Paper No. 69-1
Presentation Time: 1:35 PM
THE EVOLUTIONARY SELECTION OF UNICELLULAR EUKARYOTES
The evolutionary selection of eukaryotic cells is not immediatly clear. From a physical standpoint, endosymbiotic associations would not appear to have many advantages; diffusion of nutrients would be reduced leading to lower growth rates and the the cell would have to coordinate genomes in at least two compartments. However, we have many examples of "incomplete" endosymbiotic associeations that allow experimental testing of selection pressures. In extant organisms these mostly are involving a heterotroph and an oxygenic photoautotroph. The fundamenal conclusion is that recycling of nutrients, especially nitrogen, is critical to the stabilty of the symbiotic association.
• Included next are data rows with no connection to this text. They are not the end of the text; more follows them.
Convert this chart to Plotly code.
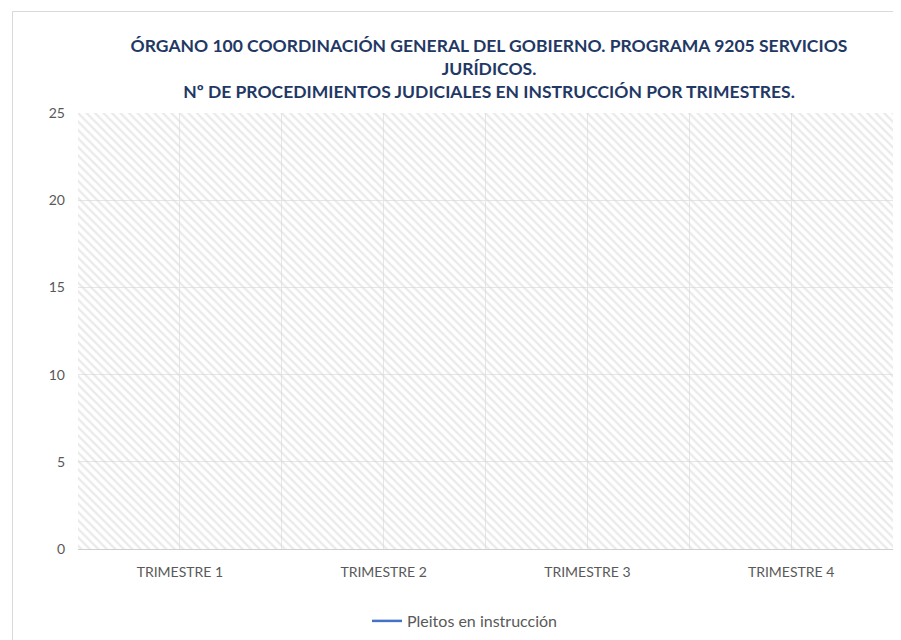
import plotly.graph_objects as go

categories = ["TRIMESTRE 1", "TRIMESTRE 2", "TRIMESTRE 3", "TRIMESTRE 4"]
pleitos = [None, None, None, None]
y_ticks = [0, 5, 10, 15, 20, 25]
series_name = "Pleitos en instrucción"
title_lines = [
    "ÓRGANO 100 COORDINACIÓN GENERAL DEL GOBIERNO. PROGRAMA 9205 SERVICIOS",
    "JURÍDICOS.",
    "Nº DE PROCEDIMIENTOS JUDICIALES EN INSTRUCCIÓN POR TRIMESTRES.",
]

Y_MAX = max(y_ticks)
idx = list(range(len(categories)))

# page body has an 8px margin; work in page pixels and convert
OFF = 8
W, H = 901 - OFF, 640 - OFF
L, R, T, B = 78 - OFF, 893 - OFF, 113 - OFF, 549 - OFF

fig = go.Figure()

# hatched plot-area background
fig.add_trace(go.Bar(
    x=idx, y=[Y_MAX] * len(idx), width=1,
    marker=dict(color="rgba(0,0,0,0)", line=dict(width=0),
                pattern=dict(shape="\\", fgcolor="#d6d6d6", bgcolor="rgba(0,0,0,0)",
                             size=6, solidity=0.4, fillmode="overlay")),
    showlegend=False, hoverinfo="skip",
))

fig.add_trace(go.Scatter(
    x=idx, y=pleitos, mode="lines", name=series_name,
    line=dict(color="#4472C4", width=2.5),
))

def px_x(p):
    return (p - OFF - L) / (R - L)

def px_y(p):
    return (B - (p - OFF)) / (B - T)

def cx(p):
    return (p - OFF) / W

def cy(p):
    return 1 - (p - OFF) / H

fig.update_layout(
    width=W, height=H,
    margin=dict(l=L, r=W - R, t=T, b=H - B),
    paper_bgcolor="white", plot_bgcolor="white",
    font=dict(family="Lato, 'Open Sans', sans-serif", color="#595959", size=14),
    title=dict(
        text="<br>".join(title_lines),
        xref="container", x=cx(489), xanchor="center",
        yref="container", y=cy(52), yanchor="middle",
        font=dict(family="Lato, sans-serif", size=17.5, color="#1F3864", weight="bold"),
    ),
    xaxis=dict(
        range=[-0.5, len(categories) - 0.5],
        tickmode="array", tickvals=idx, ticktext=categories,
        showgrid=True, gridcolor="#e6e6e6", gridwidth=1,
        minor=dict(tickvals=[i - 0.5 for i in range(len(categories) + 1)],
                   showgrid=True, gridcolor="#e6e6e6", gridwidth=1),
        showline=True, linecolor="#d0d0d0", linewidth=1,
        ticks="", zeroline=False, ticklabelstandoff=10,
        tickfont=dict(size=14), automargin=False,
        fixedrange=True,
    ),
    yaxis=dict(
        range=[0, Y_MAX], tickmode="array", tickvals=y_ticks,
        showgrid=True, gridcolor="#e6e6e6", gridwidth=1,
        zeroline=False, showline=False, ticks="", ticklabelstandoff=12,
        tickfont=dict(size=14), automargin=False,
        fixedrange=True,
    ),
    legend=dict(
        orientation="h", xref="container", x=cx(465), xanchor="center",
        yref="container", y=cy(621), yanchor="middle",
        font=dict(size=16, color="#595959"),
        bgcolor="rgba(0,0,0,0)",
    ),
    shapes=[dict(
        type="rect", xref="paper", yref="paper",
        x0=px_x(12.5), x1=px_x(910), y0=px_y(660), y1=px_y(11.5),
        line=dict(color="#d9d9d9", width=1), fillcolor="rgba(0,0,0,0)", layer="below",
    )],
    showlegend=True,
)

fig.write_html("out.html")
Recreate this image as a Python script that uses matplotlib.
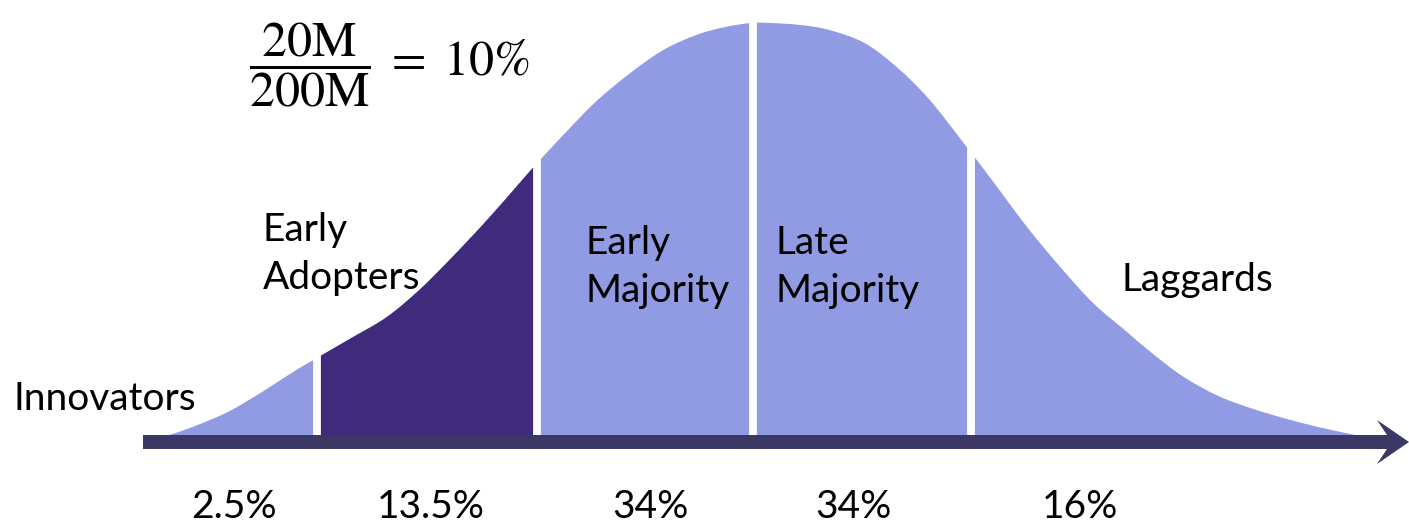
import matplotlib
matplotlib.use("Agg")
import matplotlib.pyplot as plt
from matplotlib.patches import Rectangle, Polygon, PathPatch
from matplotlib.path import Path

# adoption curve: position (std devs from mean), relative height
curve_x = [-2.68, -2.57, -2.41, -2.26, -2.11, -2.01, -1.84, -1.68, -1.53, -1.38,
           -1.22, -1.07, -1.00, -0.87, -0.72, -0.56, -0.41, -0.26, -0.13, -0.01,
           0.08, 0.22, 0.35, 0.51, 0.66, 0.81, 0.98, 1.10, 1.26, 1.41,
           1.56, 1.72, 1.82, 1.97, 2.13, 2.28, 2.43, 2.59, 2.74, 2.78]
curve_h = [0.002, 0.022, 0.058, 0.104, 0.155, 0.186, 0.238, 0.288, 0.354, 0.433,
           0.523, 0.613, 0.655, 0.729, 0.810, 0.880, 0.935, 0.971, 0.990, 1.000,
           1.000, 0.995, 0.983, 0.952, 0.893, 0.814, 0.700, 0.617, 0.504, 0.409,
           0.322, 0.250, 0.205, 0.145, 0.098, 0.068, 0.044, 0.022, 0.005, 0.000]

segments = ["Innovators", "Early\nAdopters", "Early\nMajority", "Late\nMajority", "Laggards"]
shares = ["2.5%", "13.5%", "34%", "34%", "16%"]
dividers = [-2.0, -0.99, 0.0, 1.0]
highlight = 1          # Early Adopters

LIGHT = "#919be3"
DARK = "#3f2a7b"
AXIS = "#3c3866"

# pixel -> data helpers (picture is 1409x529, mean at x=753, baseline y=436)
SIG, X0, Y0, PEAK = 218.0, 753.0, 436.0, 413.0


def px(x, y):
    return ((x - X0) / SIG, (Y0 - y) / PEAK)


def smooth_area(xs, hs):
    """Closed path under the read-off points, drawn with Catmull-Rom bezier pieces."""
    pts = list(zip(xs, hs))
    verts = [(xs[0], 0.0), pts[0]]
    codes = [Path.MOVETO, Path.LINETO]
    n = len(pts)
    for i in range(n - 1):
        p0 = pts[max(i - 1, 0)]
        p1, p2 = pts[i], pts[i + 1]
        p3 = pts[min(i + 2, n - 1)]
        c1 = (p1[0] + (p2[0] - p0[0]) / 6, p1[1] + (p2[1] - p0[1]) / 6)
        c2 = (p2[0] - (p3[0] - p1[0]) / 6, p2[1] - (p3[1] - p1[1]) / 6)
        verts += [c1, c2, p2]
        codes += [Path.CURVE4] * 3
    verts += [(xs[-1], 0.0), (xs[0], 0.0)]
    codes += [Path.LINETO, Path.CLOSEPOLY]
    return Path(verts, codes)


plt.rcParams["mathtext.fontset"] = "stix"

fig = plt.figure(figsize=(14.09, 5.29), dpi=100)
ax = fig.add_axes([0, 0, 1, 1])
ax.set_xlim(px(0, 0)[0], px(1409, 0)[0])
ax.set_ylim(px(0, 529)[1], px(0, 0)[1])
ax.axis("off")

area = smooth_area(curve_x, curve_h)
ax.add_patch(PathPatch(area, fc=LIGHT, lw=0, zorder=1))
dark = ax.add_patch(PathPatch(area, fc=DARK, lw=0, zorder=2))
lo, hi = dividers[highlight - 1], dividers[highlight]
dark.set_clip_path(Rectangle((lo, -0.1), hi - lo, 1.3, transform=ax.transData))

ax.vlines(dividers, 0, 1.05, colors="white", lw=5.6, zorder=3)

arrow = [(143, 435), (1387, 435), (1377, 420), (1409, 442), (1377, 464), (1387, 449), (143, 449)]
ax.add_patch(Polygon([px(*p) for p in arrow], closed=True, color=AXIS, lw=0, zorder=4))

font = dict(family="Lato", fontsize=28, color="black")
label_pos = [(-3.39, 0.09), (-2.25, 0.44), (-0.77, 0.41), (0.105, 0.41), (1.69, 0.378)]
for name, (lx, ly) in zip(segments, label_pos):
    ax.text(lx, ly, name, ha="left", va="center", linespacing=1.42, **font)

share_x = [-2.38, -1.48, -0.47, 0.46, 1.50]
for s, sx in zip(shares, share_x):
    ax.text(sx, -0.172, s, ha="center", va="center", **font)

ax.text(-2.31, 0.90, r"$\dfrac{20\mathrm{M}}{200\mathrm{M}}\;=\;10\%$",
        ha="left", va="center", fontsize=36, color="black")

fig.savefig("out.png", dpi=100)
In this lecture, I will examine how loss of fixed inorganic nitrogen in the Proterozoic ocean would have potentially been a strong driver of novel endosymbiotic associations between heterotrophic and autotrophic microbes, first under anoxic conditions and subsequently under oxic conditions. The latter would have led to a positive feedback, where the evolution of large unicellular algae would have accelerated burial of organic carbon and facilitated the rise of oxygen - ultimately leading to the Cambrian radiation of multicellular organisms.